Cryptocurrencies or alt coins are a form of virtual currency with many applications that use cryptography – an advanced encrypting technique – to keep transactions secure on the blockchain network.
Bitcoin, which has increased in value by over 1500% in the last couple of months, is a good example of a cryptocurrency.
Following the mass adoption of Bitcoin as an investment, more people are starting to shift focus to other coins as well.
This is a great way to diversify your cryptocurrency investment portfolio and minimize risk.
As the blockchain starts to heat up, here are some alternatives to Bitcoin which have had impressive runs as well:
2017 was a big year for Litecoin as it skyrocketed alongside many of its crypto peers.
This coin was introduced back in 2013 as a silver bullet to many of Bitcoin’s problems.
What makes Litecoin so unique is its ability to use the blockchain technology more efficiently than Bitcoin.
This makes transactions using the coin lightning fast and super secure.
A relatively new coin but one that’s poised for even more dynamic growth in the coming months.
Since being launched in 2015, Ethereum has surged over 1000% and is now listed on coinmarketcap as the second most valuable alt coin.
Here are 3 reasons why this cryptocurrency investment is worth closer scrutiny.

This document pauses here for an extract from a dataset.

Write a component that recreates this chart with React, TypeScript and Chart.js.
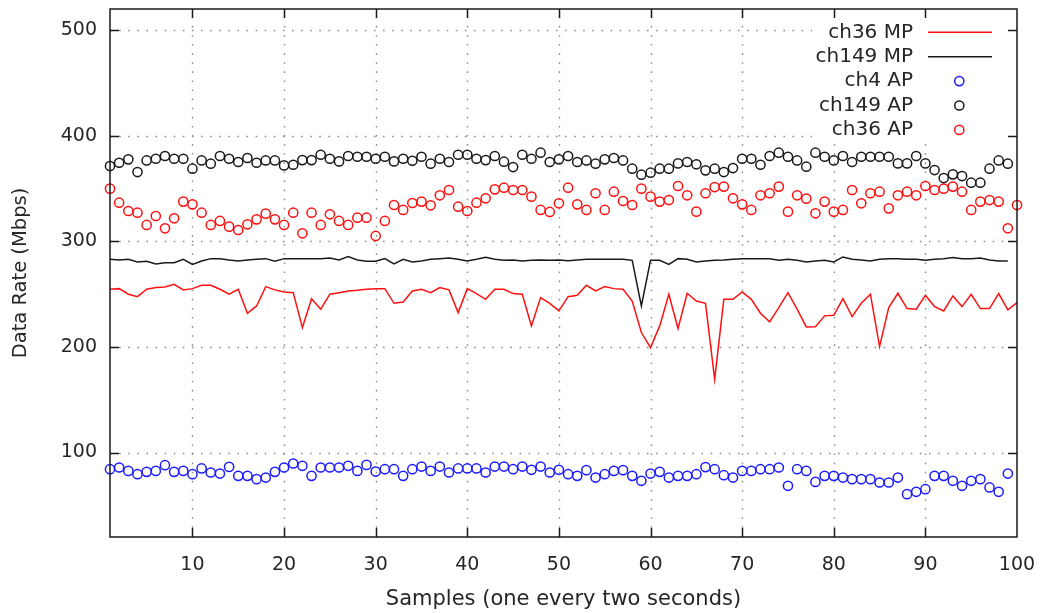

- Compared to Bitcoin and other coins, Ethereum has more applications and unrivaled precision in solving complex problems.
- Dozens of Fortune 500 companies are backing Ethereum and collaborating to further its technology. Some of these blue-chip companies – known for only taking calculated risks – include Microsoft, Intel, and BP. Their ultimate goal? to incorporate the Ethereum network technology into their businesses.
- Financial institutions are also starting to incorporate Ethereum into their business models.
This one seems undervalued because there hasn’t been much awareness surrounding it.
But it’s backed by strong infrastructure, many future applications we can rely on, and an interesting business model that’s rivaling Ethereum.
Ripple and its technology network, XRP, is a revolutionary way of sending and receiving money regardless of your location or where you bank.
It’s a real game changer in how we conduct business across borders.
Disclaimer: The listed coins above are for informational purposes only and shouldn’t be taken as financial advice.
It’s advisable to carry out your own thorough research before settling on a particular coin as an investment.
Cryptocurrency Investment Step by Step:
Step 1: Before Pulling the Trigger, Have a Solid Plan in Place
The easiest way to lose money on your cryptocurrency investment is to randomly expose yourself to the market and buying when the price is at an all-time high.
It may sound like a cliche but always aim to buy low and sell high.
Some of the most profitable investment strategies are based on this simple principle.
But you’ll be surprised that over 90% of investors in the financial markets do the exact opposite.
The logic behind it? No one wants to buy into a cheap market.
It’s only when a market is hot and rising that it grabs everyone’s attention.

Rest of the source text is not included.